2. Introduce everyone early on.

If your bridesmaids don’t know each other or live across the country, eliminate any awkwardness by making sure everyone can put a name to the face, Glantz says. "Things like social media or Skype really help. You can have a group hangout where all of the women can meet and introduce themselves as if they were meeting in real life." The most important thing is not to expect everyone to meet and bond on their own. Sure, they have a responsibility to step up and connect with each other, but you're the one bringing them together—so facilitate those connections first.

3. Be thoughtful about bridesmaid dresses.

When it comes to bridesmaid dresses, one size does not fit all. If your party has a variety of body shapes or style preferences, explore the idea of doing a mix and match look, where you select a color and fabric and let them do the rest. Sites like Weddington Way streamline the shopping process by bringing the bride and her bridesmaids together in a private virtual showroom. You simply select your favorite styles, and then invite your bridesmaids to "like" and comment on the dresses you’ve chosen. Those on a budget can even opt to rent certain styles instead of purchasing to save money.

4. Remember they have lives.

"When you're a bride, you need to put yourself in the shoes of your bridesmaids and realize some of your requests are asking too much," Glantz says. "I’ve heard horror stories where bridesmaids have been asked to grow their hair out five inches." It’s perfectly acceptable to ask bridesmaids for help with DIY tasks, advice, and other planning duties (within reason), but don’t forget to take a step back: "Remember these women are your friends and family members, not your personal assistants."

5. Be mindful of their bank accounts.

Money is always a touchy subject—especially for young professionals trying to shoulder the overwhelming financial expectations of being in a wedding. The best way to ensure there are no budget surprises is to try to gauge your bridesmaids' budgets from the very beginning. "Break down each event and plan events everyone can afford to go to." If Miami is your dream bachelorette party destination, but your bridesmaids can’t afford the plane tickets on a peak weekend, a local beach may be more appropriate. Try to accommodate and plan around everyone’s financial situations and, remember, the most important thing is spending quality time together to celebrate the occasion, Glantz says.

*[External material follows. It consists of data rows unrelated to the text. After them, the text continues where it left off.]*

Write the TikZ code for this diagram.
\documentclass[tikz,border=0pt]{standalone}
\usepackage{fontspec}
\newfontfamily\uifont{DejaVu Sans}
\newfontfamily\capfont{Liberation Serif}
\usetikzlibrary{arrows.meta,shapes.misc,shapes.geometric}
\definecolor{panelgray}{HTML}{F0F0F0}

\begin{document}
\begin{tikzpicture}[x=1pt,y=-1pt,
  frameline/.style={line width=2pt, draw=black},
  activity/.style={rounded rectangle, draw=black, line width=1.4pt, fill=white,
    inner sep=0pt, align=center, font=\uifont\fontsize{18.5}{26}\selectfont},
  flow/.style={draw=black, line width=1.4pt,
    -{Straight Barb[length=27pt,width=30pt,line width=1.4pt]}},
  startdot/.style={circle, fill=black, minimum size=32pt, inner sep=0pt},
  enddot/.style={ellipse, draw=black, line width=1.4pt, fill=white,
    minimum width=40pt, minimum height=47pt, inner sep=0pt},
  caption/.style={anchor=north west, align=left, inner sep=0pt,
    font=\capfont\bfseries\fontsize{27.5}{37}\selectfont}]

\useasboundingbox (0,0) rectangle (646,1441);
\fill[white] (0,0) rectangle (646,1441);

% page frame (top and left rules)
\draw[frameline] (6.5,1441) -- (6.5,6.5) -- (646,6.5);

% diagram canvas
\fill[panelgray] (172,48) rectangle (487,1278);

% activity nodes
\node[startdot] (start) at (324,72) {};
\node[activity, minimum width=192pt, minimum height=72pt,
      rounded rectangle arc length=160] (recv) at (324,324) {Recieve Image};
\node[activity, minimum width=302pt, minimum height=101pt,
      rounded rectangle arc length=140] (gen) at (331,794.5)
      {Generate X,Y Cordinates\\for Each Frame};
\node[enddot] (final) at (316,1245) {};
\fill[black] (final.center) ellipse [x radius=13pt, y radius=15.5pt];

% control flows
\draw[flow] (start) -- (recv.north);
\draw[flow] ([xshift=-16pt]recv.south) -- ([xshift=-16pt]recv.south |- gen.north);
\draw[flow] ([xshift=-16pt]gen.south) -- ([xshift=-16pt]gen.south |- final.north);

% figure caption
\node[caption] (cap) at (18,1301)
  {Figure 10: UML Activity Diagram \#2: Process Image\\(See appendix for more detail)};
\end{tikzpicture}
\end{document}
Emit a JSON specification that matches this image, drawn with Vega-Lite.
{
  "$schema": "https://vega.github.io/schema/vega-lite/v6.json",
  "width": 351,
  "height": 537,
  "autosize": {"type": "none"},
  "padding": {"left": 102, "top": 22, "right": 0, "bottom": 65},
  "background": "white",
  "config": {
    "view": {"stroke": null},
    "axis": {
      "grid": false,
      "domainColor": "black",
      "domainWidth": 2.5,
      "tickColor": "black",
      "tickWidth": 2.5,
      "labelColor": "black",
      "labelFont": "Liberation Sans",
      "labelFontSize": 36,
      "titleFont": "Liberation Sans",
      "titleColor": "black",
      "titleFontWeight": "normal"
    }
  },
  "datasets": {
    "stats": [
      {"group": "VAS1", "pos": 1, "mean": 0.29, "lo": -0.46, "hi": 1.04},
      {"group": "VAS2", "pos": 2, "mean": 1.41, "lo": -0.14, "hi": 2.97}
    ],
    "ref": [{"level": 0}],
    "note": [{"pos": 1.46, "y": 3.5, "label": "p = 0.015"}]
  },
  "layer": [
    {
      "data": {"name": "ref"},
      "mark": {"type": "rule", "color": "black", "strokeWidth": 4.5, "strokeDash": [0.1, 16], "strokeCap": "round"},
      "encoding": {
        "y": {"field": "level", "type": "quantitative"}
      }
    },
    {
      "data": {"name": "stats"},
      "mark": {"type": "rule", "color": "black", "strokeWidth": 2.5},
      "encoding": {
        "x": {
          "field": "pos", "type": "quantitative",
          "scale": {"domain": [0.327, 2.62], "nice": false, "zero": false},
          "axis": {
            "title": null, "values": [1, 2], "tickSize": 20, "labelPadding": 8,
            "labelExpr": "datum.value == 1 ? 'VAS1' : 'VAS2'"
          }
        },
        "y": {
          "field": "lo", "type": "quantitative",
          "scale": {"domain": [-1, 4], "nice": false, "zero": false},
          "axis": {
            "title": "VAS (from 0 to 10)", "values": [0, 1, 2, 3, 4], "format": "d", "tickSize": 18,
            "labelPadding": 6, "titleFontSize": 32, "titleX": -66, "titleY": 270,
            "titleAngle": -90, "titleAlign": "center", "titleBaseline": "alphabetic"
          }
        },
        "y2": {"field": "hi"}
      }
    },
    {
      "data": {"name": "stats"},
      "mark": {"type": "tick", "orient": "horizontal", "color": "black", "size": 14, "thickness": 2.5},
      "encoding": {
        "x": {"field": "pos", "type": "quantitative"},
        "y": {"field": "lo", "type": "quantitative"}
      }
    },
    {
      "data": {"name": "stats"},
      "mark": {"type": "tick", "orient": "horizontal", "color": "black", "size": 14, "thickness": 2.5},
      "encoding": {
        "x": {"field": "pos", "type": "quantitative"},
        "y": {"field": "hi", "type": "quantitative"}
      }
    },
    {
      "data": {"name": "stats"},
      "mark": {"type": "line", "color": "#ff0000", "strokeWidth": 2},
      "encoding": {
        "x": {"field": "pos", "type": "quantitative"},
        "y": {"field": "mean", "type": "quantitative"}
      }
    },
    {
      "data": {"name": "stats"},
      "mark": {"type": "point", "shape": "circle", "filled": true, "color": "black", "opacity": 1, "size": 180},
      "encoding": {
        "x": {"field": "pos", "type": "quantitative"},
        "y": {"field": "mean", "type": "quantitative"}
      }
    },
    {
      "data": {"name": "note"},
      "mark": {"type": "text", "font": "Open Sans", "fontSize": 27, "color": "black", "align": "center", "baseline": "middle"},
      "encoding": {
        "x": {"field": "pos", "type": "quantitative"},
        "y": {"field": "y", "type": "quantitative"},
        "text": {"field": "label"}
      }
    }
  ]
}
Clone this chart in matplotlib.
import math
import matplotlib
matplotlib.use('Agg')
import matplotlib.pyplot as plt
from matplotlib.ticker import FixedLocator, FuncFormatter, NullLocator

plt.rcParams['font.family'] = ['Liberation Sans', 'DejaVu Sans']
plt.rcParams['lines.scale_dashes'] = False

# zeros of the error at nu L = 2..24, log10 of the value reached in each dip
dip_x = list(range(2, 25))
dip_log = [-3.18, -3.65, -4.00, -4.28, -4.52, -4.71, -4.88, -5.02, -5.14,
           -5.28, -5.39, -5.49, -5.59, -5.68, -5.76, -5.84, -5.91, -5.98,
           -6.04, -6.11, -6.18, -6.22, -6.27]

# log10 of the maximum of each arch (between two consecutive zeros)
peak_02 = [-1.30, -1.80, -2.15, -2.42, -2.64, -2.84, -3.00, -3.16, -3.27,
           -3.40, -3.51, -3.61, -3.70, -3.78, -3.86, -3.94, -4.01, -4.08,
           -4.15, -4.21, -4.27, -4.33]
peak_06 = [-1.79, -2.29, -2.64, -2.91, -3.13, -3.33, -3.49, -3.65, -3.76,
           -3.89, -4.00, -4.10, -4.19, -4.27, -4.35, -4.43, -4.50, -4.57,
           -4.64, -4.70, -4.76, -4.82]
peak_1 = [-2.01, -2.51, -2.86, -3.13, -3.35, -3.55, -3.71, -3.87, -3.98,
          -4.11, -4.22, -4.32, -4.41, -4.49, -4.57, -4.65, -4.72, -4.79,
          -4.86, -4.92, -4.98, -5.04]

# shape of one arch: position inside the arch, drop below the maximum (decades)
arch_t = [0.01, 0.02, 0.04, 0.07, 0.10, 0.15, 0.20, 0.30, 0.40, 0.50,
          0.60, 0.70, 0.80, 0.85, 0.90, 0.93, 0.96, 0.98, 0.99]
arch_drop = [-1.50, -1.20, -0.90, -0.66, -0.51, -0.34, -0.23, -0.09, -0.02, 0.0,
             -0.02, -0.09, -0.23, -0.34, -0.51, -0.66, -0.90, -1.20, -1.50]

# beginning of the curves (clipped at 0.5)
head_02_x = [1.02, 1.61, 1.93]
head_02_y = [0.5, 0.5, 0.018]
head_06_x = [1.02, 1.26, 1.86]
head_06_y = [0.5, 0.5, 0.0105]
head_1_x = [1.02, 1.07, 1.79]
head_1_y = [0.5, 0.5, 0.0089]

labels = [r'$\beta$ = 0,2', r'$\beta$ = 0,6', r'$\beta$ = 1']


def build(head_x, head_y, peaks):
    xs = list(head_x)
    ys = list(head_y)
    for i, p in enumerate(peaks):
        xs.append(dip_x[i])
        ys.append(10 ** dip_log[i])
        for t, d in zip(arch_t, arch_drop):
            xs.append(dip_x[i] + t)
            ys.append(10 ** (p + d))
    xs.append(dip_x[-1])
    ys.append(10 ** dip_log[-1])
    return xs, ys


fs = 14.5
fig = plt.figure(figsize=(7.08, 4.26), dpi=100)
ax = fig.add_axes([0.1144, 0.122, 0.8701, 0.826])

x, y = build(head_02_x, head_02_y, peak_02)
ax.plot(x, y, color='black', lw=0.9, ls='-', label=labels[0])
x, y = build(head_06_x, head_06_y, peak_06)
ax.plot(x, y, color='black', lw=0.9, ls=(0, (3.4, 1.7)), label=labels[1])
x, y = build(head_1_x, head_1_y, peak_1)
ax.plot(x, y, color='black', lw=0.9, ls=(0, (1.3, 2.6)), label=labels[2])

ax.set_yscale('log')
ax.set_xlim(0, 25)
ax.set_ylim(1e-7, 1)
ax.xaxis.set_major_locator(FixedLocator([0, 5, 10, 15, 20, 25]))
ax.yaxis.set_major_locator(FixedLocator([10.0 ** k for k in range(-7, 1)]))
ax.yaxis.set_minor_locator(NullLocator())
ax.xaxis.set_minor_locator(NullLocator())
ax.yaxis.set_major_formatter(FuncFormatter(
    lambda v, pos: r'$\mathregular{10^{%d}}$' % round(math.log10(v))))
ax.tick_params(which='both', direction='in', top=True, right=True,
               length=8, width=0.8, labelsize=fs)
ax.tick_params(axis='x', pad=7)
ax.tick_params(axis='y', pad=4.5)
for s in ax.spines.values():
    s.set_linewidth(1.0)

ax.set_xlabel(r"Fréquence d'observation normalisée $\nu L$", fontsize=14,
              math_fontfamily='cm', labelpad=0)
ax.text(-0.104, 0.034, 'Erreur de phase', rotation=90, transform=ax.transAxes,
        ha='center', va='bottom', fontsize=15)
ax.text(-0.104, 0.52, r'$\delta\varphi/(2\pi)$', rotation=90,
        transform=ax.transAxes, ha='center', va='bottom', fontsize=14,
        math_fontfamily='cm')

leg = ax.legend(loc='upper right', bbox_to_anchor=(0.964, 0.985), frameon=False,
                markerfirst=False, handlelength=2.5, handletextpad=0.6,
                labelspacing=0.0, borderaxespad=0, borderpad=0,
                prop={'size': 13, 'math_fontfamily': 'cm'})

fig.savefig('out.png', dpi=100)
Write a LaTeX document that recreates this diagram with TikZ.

6. Set expectations and pick your battles.

Over the course of around 14 months (the average engagement length in the United States is 13.6 months), there’s bound to be some disagreement. One of the most common, says Glantz, is when the bride thinks one or more of her bridesmaids isn’t pulling her weight. "Often bridesmaids don’t know what they need to be doing or should be doing, so it’s really important to set expectations early and be clear about what you need. Spread out duties across all of your bridesmaids so nobody feels super stressed," she says. If there’s a disagreement at a wedding-related event, the first rule of thumb, Glantz says, is to deal with any problems after it’s over: "Fake it until you make it." Then, deal with conflict in private once everyone has had time to cool down.

7. Give them a schedule.

"On the day of the wedding, bridesmaids often show up and are eager to know what to expect throughout the day, so I always tell brides to give bridesmaids a detailed itinerary of how the day is going to go, where they need to be, and who they can turn to with questions," Glantz says. (Because chances are, guests and vendors will actually be turning to your bridesmaids with questions, so make sure they know the answers and how to help out). And don’t forget to provide enough food and drink to keep everyone’s energy up: "Food is absolutely necessary to make sure everyone is well fed and hydrated."

8. Say thank you—often.

You’re probably planning to give all of your bridesmaids a gift on your wedding day, but it’s essential to make them feel appreciated throughout the entire process, says Glantz: "Writing a handwritten card or pulling them aside and saying 'Jessica, thank you so much for all you did, it truly made me feel more confident on my wedding day' can go a long way."